** SOURCE EXCERPT **
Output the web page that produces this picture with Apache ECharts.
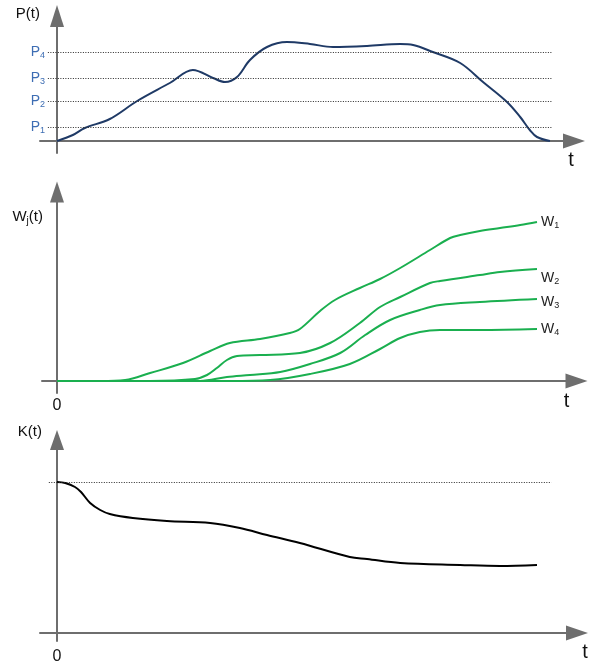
<!DOCTYPE html>
<html>
<head>
<meta charset="utf-8">
<script src="https://cdn.jsdelivr.net/npm/echarts@6/dist/echarts.min.js"></script>
<style>
  html, body { margin: 0; padding: 0; background: #ffffff; }
  #chart { width: 596px; height: 668px; }
</style>
</head>
<body>
<div id="chart"></div>
<script>
// ---- Power P(t) ----
const pTime  = [0, 3.3, 5.8, 11.0, 16.7, 23.5, 28.3, 32.5, 35.0, 37.5, 40.2, 43.75, 47.9, 52.7, 57.5, 64.6, 71.5, 74.2, 78.3, 84.0, 88.75, 93.75, 96.5, 98.5, 100, 102.7];
const pValue = [0, 6, 13, 22, 40, 58, 71, 63, 59, 64, 81, 94, 99, 97, 94, 95, 97, 96, 89, 78, 59, 39, 24, 11, 4, 0];
const pLevels = [14, 40, 63, 89];
const pLevelSubs = ['1', '2', '3', '4'];

// ---- Cumulative W_j(t) ----
const w1Time  = [0, 9.0, 14.2, 19.4, 26.25, 31.9, 36.0, 42.3, 48.5, 50.6, 54.8, 57.9, 63.1, 67.3, 71.5, 77.7, 81.9, 84.0, 88.1, 92.3, 96.5, 100];
const w1Value = [0, 0, 1, 8, 18, 30, 38, 42, 48, 52, 70, 81, 93, 102, 113, 131, 143, 146, 150, 153, 156, 159];
const w2Time  = [0, 19.4, 28.75, 31.25, 33.3, 35.4, 37.5, 42.3, 50.6, 56.9, 63.1, 67.3, 71.5, 77.7, 79.8, 88.1, 92.3, 100];
const w2Value = [0, 0, 2, 6, 13, 21, 25, 26, 28, 38, 58, 74, 84, 98, 100, 106, 109, 112];
const w3Time  = [0, 29.8, 35.4, 40.2, 46.5, 52.7, 59.0, 64.2, 69.4, 75.6, 79.8, 88.1, 100];
const w3Value = [0, 0, 4, 6, 9, 17, 28, 46, 61, 71, 76, 79, 82];
const w4Time  = [0, 36.0, 44.4, 52.7, 61.0, 67.3, 71.5, 75.6, 79.8, 88.1, 100];
const w4Value = [0, 0, 1, 7, 17, 32, 43, 49, 51, 51, 52];
const wNames = ['1', '2', '3', '4'];

// ---- Coefficient K(t) ----
const kTime  = [0, 1.7, 3.75, 5.0, 6.9, 9.0, 11.0, 15.8, 22.9, 31.9, 38.1, 43.75, 50.6, 61.0, 64.6, 71.5, 84.0, 92.3, 100];
const kValue = [151, 150, 146, 141, 130, 123, 119, 115, 112, 110, 105, 98, 90, 76, 74, 70, 68, 67, 68];
const kLevel = 151;

const zip = (xs, ys) => xs.map((x, i) => [x, ys[i]]);

// ---- layout ----
const PX_PER_T = 4.8;     // horizontal pixels per time unit
const ORIGIN_X = 57;      // pixel column of t = 0
const FONT = 'Liberation Sans, Arial, sans-serif';
const AXIS_COLOR = '#6e6e6e';
const BLUE = '#3d6db3';
const GREEN = '#1aaf4f';

const grids = [
  { left: 40, right: 22,   top: 16,  bottom: 515 },
  { left: 42, right: 19.5, top: 192, bottom: 275 },
  { left: 40, right: 19,   top: 440, bottom: 27 }
];
const yRanges = [[-12, 125], [-12, 189], [-8, 193]];
const yArrowLen = [22, 21, 20];

function xRange(g) {
  return [-(ORIGIN_X - g.left) / PX_PER_T, (596 - g.right - ORIGIN_X) / PX_PER_T];
}

const subRich = (color, size) => ({
  b: { fontSize: size, color: color, fontFamily: FONT },
  s: { fontSize: 9, color: color, fontFamily: FONT, padding: [8, 0, 0, 0] }
});

// tick labels sit relative to the grid edge
const zeroLabelMargin = [0, 5, 8];

const xAxes = grids.map((g, i) => {
  const r = xRange(g);
  return {
    type: 'value', gridIndex: i, min: r[0], max: r[1],
    axisLine: {
      show: true, onZero: true, symbol: ['none', 'triangle'], symbolSize: [15, 22],
      lineStyle: { color: AXIS_COLOR, width: 2 }
    },
    axisTick: { show: false },
    splitLine: { show: false },
    axisLabel: i === 0 ? { show: false } : {
      show: true, customValues: [0], formatter: () => '0',
      fontSize: 16, color: '#111', fontFamily: FONT, margin: zeroLabelMargin[i]
    }
  };
});

const yNames = ['{b|P(t)}', '{b|W}{s|j}{b|(t)}', '{b|K(t)}'];
const yNameGaps = [2.5, -25, 8];
const yNamePad = [17, 14, 15];

const yAxes = grids.map((g, i) => ({
  type: 'value', gridIndex: i, min: yRanges[i][0], max: yRanges[i][1],
  name: yNames[i], nameLocation: 'end', nameGap: yNameGaps[i],
  nameTextStyle: {
    align: 'right', verticalAlign: 'middle', padding: [0, yNamePad[i], 0, 0],
    rich: {
      b: { fontSize: 15, color: '#111', fontFamily: FONT },
      s: { fontSize: 10, color: '#111', fontFamily: FONT, padding: [8, 0, 0, 0] }
    }
  },
  axisLine: {
    show: true, onZero: true, symbol: ['none', 'triangle'], symbolSize: [14, yArrowLen[i]],
    lineStyle: { color: AXIS_COLOR, width: 2 }
  },
  axisTick: { show: false },
  splitLine: { show: false },
  axisLabel: i === 0 ? {
    show: true, customValues: pLevels, margin: -5,
    formatter: (v) => '{b|P}{s|' + pLevelSubs[pLevels.indexOf(v)] + '}',
    rich: subRich(BLUE, 14)
  } : { show: false }
}));

const dottedStyle = { type: [1, 1.5], color: '#2a2a2a', width: 1 };
const levelLine = (level, x0, x1) => [{ coord: [x0, level] }, { coord: [x1, level] }];

const wSeries = [[w1Time, w1Value, [0, 0]], [w2Time, w2Value, [0, 9]], [w3Time, w3Value, [0, 3]], [w4Time, w4Value, [0, 0]]]
  .map(([ts, vs, off], i) => ({
    type: 'line', xAxisIndex: 1, yAxisIndex: 1,
    data: zip(ts, vs), smooth: 0.35, showSymbol: false, symbol: 'none',
    lineStyle: { color: GREEN, width: 2 },
    endLabel: {
      show: true, distance: 4, offset: off,
      formatter: () => '{b|W}{s|' + wNames[i] + '}',
      rich: subRich('#222', 14)
    },
    z: 3
  }));

const option = {
  animation: false,
  backgroundColor: '#ffffff',
  grid: grids.map(g => Object.assign({ containLabel: false, outerBoundsMode: 'none' }, g)),
  xAxis: xAxes,
  yAxis: yAxes,
  series: [
    {
      type: 'line', xAxisIndex: 0, yAxisIndex: 0,
      data: zip(pTime, pValue), smooth: 0.35, showSymbol: false, symbol: 'none',
      lineStyle: { color: '#1f3a66', width: 2 },
      z: 3,
      markLine: {
        silent: true, symbol: ['none', 'none'], label: { show: false },
        lineStyle: dottedStyle,
        data: pLevels.map(l => levelLine(l, -1.9, 103))
      }
    },
    ...wSeries,
    {
      type: 'line', xAxisIndex: 2, yAxisIndex: 2,
      data: zip(kTime, kValue), smooth: 0.35, showSymbol: false, symbol: 'none',
      lineStyle: { color: '#000000', width: 2 },
      z: 3,
      markLine: {
        silent: true, symbol: ['none', 'none'], label: { show: false },
        lineStyle: dottedStyle,
        data: [levelLine(kLevel, -1.7, 103)]
      }
    }
  ]
};

const chart = echarts.init(document.getElementById('chart'), null, { renderer: 'canvas' });
chart.setOption(option);

// "t" axis titles, placed under each arrow head relative to the axis origin row
const tOffsets = [[-3, 19.5], [-10, 20.5], [8, 19]];
chart.setOption({
  graphic: grids.map((g, i) => {
    const origin = chart.convertToPixel({ gridIndex: i }, [0, 0]);
    return {
      type: 'text',
      x: 596 - g.right + tOffsets[i][0],
      y: origin[1] + tOffsets[i][1],
      silent: true,
      style: {
        text: 't', fontSize: 20, fontFamily: FONT, fill: '#111',
        align: 'center', verticalAlign: 'middle'
      }
    };
  })
});
</script>
</body>
</html>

** STATED TASK **
Return only the lines running from the top of the data to the line that holds "const pLevelSubs = ['1', '2', '3', '4'];". Include both of those lines, but skip the pictures.

** EXERCISE OUTPUT **
Output the web page that produces this picture with Apache ECharts.
<!DOCTYPE html>
<html>
<head>
<meta charset="utf-8">
<script src="https://cdn.jsdelivr.net/npm/echarts@6/dist/echarts.min.js"></script>
<style>
  html, body { margin: 0; padding: 0; background: #ffffff; }
  #chart { width: 596px; height: 668px; }
</style>
</head>
<body>
<div id="chart"></div>
<script>
// ---- Power P(t) ----
const pTime  = [0, 3.3, 5.8, 11.0, 16.7, 23.5, 28.3, 32.5, 35.0, 37.5, 40.2, 43.75, 47.9, 52.7, 57.5, 64.6, 71.5, 74.2, 78.3, 84.0, 88.75, 93.75, 96.5, 98.5, 100, 102.7];
const pValue = [0, 6, 13, 22, 40, 58, 71, 63, 59, 64, 81, 94, 99, 97, 94, 95, 97, 96, 89, 78, 59, 39, 24, 11, 4, 0];
const pLevels = [14, 40, 63, 89];
const pLevelSubs = ['1', '2', '3', '4'];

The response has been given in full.